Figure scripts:
....................

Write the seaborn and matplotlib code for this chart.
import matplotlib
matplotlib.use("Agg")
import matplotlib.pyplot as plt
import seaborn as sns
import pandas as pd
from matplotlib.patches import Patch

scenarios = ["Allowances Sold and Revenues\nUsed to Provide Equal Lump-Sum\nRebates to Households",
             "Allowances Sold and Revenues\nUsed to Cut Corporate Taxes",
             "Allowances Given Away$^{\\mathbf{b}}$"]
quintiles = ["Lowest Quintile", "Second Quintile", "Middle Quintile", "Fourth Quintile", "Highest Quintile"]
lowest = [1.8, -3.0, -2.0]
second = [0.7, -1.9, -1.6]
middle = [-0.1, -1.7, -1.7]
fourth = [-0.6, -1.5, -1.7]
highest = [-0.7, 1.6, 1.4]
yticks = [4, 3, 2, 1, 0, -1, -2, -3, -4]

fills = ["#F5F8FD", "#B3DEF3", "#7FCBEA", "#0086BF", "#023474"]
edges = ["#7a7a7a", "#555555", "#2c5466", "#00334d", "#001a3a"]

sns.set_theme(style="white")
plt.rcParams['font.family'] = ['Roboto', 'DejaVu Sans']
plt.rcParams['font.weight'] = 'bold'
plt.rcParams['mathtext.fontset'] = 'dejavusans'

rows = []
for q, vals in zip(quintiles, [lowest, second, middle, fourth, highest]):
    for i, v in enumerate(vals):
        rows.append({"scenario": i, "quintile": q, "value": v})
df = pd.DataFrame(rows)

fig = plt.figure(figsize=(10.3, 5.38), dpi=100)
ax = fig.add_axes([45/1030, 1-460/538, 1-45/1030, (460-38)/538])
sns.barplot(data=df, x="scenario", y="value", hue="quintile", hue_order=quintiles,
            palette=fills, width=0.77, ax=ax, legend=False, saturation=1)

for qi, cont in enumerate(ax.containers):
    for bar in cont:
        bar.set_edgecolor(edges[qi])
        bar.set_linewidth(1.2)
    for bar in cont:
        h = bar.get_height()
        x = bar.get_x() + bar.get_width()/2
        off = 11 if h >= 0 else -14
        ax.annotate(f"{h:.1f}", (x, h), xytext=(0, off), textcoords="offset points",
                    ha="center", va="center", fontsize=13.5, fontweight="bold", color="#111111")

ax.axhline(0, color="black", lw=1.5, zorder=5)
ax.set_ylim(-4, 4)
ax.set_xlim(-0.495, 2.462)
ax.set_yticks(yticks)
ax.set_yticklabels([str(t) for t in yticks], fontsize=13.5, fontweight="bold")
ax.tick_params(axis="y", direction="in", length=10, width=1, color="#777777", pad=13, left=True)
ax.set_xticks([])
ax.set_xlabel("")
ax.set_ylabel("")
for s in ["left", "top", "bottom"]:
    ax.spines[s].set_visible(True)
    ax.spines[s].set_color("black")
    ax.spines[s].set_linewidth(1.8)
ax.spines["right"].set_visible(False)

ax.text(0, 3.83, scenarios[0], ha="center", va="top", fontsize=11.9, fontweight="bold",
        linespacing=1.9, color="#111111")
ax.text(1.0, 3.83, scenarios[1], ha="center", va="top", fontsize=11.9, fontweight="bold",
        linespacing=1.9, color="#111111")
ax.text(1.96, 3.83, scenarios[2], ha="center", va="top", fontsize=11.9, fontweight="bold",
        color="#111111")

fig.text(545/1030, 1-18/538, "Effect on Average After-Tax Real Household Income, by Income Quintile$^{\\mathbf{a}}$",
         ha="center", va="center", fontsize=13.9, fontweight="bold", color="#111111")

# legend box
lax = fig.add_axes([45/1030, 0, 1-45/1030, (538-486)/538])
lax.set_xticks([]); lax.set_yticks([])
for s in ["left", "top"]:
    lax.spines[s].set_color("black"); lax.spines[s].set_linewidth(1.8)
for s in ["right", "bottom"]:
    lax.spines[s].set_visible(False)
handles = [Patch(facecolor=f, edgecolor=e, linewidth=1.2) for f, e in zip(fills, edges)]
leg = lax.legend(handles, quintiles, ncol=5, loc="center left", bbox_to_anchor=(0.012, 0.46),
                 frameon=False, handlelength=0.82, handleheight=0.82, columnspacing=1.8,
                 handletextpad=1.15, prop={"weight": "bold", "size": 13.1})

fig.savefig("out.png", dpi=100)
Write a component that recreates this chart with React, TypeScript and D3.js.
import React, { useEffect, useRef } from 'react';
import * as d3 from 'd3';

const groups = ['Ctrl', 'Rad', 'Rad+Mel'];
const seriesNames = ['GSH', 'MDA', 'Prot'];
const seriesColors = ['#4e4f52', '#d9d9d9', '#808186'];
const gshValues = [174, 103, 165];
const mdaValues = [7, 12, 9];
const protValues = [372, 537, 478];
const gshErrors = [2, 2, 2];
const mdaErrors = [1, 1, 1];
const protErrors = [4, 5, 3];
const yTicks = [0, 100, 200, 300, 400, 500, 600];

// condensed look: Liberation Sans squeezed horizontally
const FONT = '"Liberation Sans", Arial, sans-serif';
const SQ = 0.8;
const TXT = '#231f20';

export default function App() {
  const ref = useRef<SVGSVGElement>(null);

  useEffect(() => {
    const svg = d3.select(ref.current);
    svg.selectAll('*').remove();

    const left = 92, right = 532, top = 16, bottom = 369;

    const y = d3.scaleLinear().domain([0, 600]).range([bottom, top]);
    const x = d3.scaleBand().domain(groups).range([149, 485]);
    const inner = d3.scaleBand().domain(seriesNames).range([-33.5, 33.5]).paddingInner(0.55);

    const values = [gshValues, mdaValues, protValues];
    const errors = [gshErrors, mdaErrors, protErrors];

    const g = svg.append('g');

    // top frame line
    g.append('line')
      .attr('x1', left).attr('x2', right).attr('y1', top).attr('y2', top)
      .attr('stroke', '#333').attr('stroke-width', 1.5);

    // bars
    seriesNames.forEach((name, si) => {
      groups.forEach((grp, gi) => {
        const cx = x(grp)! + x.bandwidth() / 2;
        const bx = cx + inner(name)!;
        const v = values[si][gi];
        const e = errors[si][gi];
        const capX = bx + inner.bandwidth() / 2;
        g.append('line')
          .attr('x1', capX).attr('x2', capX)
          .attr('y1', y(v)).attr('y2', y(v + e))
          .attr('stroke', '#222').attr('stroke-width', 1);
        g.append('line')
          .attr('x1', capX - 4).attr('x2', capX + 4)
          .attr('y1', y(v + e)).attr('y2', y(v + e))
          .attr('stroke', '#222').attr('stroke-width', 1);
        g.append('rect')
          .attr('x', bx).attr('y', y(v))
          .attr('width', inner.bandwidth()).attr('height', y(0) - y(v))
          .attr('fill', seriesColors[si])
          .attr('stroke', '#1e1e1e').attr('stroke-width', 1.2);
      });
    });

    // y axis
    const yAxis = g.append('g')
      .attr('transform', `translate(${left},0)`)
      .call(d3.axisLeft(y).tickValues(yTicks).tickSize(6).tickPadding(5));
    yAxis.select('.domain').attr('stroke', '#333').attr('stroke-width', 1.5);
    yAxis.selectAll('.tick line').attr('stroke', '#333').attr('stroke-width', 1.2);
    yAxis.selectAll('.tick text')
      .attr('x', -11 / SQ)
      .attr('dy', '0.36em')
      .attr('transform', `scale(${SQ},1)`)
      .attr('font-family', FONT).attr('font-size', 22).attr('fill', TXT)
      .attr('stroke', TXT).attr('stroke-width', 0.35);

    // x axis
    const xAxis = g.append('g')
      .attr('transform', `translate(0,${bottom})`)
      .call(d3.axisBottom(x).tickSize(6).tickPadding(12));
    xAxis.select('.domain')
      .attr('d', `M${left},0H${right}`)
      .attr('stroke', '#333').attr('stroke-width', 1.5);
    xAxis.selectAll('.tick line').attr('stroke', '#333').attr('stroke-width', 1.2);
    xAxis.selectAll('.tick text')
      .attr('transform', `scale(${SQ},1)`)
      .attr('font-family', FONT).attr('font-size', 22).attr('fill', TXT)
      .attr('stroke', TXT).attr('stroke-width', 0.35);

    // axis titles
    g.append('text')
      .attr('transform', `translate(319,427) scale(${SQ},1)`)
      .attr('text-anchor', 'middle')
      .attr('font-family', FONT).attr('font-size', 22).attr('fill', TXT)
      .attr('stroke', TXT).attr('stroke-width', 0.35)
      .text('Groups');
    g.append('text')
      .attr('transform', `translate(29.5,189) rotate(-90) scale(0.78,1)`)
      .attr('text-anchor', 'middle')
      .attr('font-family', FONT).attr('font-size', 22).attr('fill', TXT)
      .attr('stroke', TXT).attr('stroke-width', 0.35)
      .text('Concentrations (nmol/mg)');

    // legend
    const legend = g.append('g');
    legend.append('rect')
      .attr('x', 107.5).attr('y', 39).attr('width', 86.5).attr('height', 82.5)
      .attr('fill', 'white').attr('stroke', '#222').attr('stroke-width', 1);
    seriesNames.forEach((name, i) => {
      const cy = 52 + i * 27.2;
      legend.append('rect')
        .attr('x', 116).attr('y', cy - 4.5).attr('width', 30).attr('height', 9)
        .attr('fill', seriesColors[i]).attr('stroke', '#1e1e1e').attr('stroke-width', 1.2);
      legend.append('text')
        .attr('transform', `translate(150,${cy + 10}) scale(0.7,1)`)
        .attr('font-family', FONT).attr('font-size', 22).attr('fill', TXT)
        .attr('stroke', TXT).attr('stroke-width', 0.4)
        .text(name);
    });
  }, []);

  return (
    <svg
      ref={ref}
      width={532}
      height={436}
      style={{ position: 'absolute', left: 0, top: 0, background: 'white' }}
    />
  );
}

....................

> _Do this_: Search the data for "React". Copy every line that has it.

> _Correct answer_:
Write a component that recreates this chart with React, TypeScript and D3.js.
import React, { useEffect, useRef } from 'react';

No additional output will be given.